Star Trek Into Darkness
Sama seperti produk budaya pop lainnya, selain kisah yang membekas, semesta Star Trek juga tak mudah dilupakan karena detail set produksi yang sampai saat ini masih kental terasa. Kostum, set pesawat, sampai penampilan setiap karakter yang dihapal penggemar dengan setia. Langkah jauh film ini melebur dalam budaya pop tentu dengan keberadaan penggemar setia yang disebut trekkie di seluruh dunia. Penggemar setia yang di waktu - waktu tertentu tampil ala Kru USS Enterprise untuk merayakan semangat perjalanan antariksa yang tak lekang jaman itu.  Beberapa aktor juga menjadi icon budaya pop karena pernah ambil bagian di produksi Star Trek. Sebut saja aktor Wiliam Shatner, Patrick Stewart yang memerankan Kapten James Lu Picard, atau Leonard Nimoy yang memerankan karakter First Officer Spock yang terkenal tidak bisa merasakan emosi itu.

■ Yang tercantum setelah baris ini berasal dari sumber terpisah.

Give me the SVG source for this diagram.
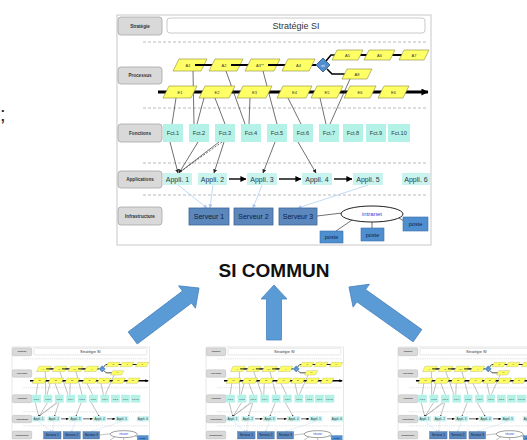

Star Trek Into Darkness mengembalikan ingatan penonton pada tahun-tahun saat Kapten James T. Kirk masih muda, masih di tahun-tahun awalnya mengemban misi eksplorasi galaksi menemukan bentuk-bentuk kehidupan baru. Misi yang istimewa, karena USS Enterprise memang bukan kapal perang, tapi kapal penelitian. Namun tentu saja, Kirk dan para kru harus siap dengan semua konfrontasi yang ada, terutama dengan planet-planet yang cenderung bermusuhan. Misi damai ini membuat kisah Star Trek menjadi istimewa dan berbeda.

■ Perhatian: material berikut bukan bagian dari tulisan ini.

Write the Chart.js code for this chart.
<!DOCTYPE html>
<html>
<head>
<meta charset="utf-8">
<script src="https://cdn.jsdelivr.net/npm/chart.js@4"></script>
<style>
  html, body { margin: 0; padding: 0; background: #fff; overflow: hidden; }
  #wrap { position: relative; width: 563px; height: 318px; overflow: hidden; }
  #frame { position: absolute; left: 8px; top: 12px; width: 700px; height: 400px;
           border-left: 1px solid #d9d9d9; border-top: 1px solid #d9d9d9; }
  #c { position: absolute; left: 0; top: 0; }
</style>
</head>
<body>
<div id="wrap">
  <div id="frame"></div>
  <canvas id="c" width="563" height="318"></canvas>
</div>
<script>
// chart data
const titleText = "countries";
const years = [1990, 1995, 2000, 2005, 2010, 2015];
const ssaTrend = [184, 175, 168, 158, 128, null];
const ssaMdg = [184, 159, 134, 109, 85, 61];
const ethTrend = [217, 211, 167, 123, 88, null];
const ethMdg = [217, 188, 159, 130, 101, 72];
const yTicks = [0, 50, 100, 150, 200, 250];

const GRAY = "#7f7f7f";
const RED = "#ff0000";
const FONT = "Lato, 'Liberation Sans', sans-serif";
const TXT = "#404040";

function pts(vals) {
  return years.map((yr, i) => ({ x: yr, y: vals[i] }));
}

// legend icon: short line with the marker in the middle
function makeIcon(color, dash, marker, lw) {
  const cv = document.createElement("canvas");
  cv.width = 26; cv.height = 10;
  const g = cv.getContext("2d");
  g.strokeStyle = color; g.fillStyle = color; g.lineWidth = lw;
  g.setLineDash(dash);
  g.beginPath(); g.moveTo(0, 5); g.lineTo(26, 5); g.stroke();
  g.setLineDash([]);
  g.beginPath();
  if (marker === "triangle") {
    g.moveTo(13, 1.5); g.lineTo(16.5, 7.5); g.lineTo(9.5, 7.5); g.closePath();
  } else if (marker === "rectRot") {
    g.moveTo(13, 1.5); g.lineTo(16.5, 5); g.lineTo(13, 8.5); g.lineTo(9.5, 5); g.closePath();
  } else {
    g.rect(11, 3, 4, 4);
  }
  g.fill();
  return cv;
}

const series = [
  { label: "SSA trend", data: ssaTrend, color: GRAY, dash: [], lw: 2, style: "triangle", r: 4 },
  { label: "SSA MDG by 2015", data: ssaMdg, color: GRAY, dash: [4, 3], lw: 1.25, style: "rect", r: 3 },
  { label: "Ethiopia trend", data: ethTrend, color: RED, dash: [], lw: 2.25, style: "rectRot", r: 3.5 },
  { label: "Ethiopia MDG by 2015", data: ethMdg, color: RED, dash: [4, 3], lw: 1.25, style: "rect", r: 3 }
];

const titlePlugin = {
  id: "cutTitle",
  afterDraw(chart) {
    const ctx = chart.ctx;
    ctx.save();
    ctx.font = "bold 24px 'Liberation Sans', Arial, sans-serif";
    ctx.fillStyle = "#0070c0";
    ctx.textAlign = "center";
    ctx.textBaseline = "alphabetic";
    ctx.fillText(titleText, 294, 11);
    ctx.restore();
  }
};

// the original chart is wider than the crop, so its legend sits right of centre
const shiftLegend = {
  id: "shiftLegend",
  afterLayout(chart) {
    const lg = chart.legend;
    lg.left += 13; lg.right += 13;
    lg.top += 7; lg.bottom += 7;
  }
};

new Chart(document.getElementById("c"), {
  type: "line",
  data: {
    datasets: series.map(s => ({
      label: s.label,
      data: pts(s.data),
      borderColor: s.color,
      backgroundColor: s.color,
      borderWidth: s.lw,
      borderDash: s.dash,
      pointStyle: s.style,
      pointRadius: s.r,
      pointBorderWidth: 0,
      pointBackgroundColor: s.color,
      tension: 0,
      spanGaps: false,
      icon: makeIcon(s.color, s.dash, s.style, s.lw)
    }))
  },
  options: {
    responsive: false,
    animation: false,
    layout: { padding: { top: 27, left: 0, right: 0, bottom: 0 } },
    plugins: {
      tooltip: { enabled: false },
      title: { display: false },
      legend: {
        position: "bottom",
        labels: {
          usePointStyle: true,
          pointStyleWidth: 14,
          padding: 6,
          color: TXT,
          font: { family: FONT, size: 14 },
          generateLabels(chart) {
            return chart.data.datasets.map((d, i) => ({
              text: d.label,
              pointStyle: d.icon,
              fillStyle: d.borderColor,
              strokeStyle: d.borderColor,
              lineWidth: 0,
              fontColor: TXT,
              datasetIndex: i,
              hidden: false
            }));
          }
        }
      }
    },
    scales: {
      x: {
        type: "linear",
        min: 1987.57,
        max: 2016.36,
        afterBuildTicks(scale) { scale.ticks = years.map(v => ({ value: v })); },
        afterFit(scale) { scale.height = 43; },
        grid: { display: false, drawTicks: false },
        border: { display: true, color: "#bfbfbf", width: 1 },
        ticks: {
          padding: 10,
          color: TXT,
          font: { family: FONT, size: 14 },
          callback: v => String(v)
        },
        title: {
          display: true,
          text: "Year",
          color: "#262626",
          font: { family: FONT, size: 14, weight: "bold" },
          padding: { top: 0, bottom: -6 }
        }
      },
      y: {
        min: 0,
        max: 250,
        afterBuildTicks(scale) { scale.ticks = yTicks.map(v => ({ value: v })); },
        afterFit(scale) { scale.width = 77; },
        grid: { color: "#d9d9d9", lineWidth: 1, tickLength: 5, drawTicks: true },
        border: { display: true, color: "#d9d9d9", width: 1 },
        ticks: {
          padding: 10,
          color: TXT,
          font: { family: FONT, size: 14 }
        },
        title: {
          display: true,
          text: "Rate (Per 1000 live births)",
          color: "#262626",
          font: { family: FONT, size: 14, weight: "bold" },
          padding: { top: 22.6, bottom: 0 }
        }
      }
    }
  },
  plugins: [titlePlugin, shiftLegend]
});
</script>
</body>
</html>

Into Darkness tentu punya konflik utama, yakni Kirk yang akhirnya harus  bertemu dengan sosok manusia buatan yang punya misi untuk membersihkan golongan mahkluk hidup lemah di bumi. Musuh utama yang awalnya muncul di salah satu theatrical release franchise ini, yaitu Star Trek II: The Wrath of Khan di tahun 1982.  Perputaran plot yang dieksekusi dengan baik oleh JJ. Abrams yang juga menyutradarai film pertama di tahun 2009.  Perubahan arah jalan cerita yang mengejutkan, efek khusus fantastis, sampai kegemaran JJ. Abrams menampilkan ledakan bombastis di film-filmnya menjadikan Into Darkness petualangan sendiri yang tidak membosankan.

Tapi sekali lagi, there’s always something for everyone. Tidak semua orang menyukai genre fiksi ilmiah. Bila pada dasarnya tidak menyukai tema-tema perjalanan luar angkasa yang penuh khayal maka akan susah menikmati film ini. Tapi bagi para trekkie, kembalinya kisah USS Enterprise ke layar lebar adalah kembalinya cinta mendalam akan sebuah budaya.  Sama seperti misi awal pesawat USS Enterprise, maka kisah Star Trek tidak akan pernah berakhir karena Bimasakti tidak terbatas.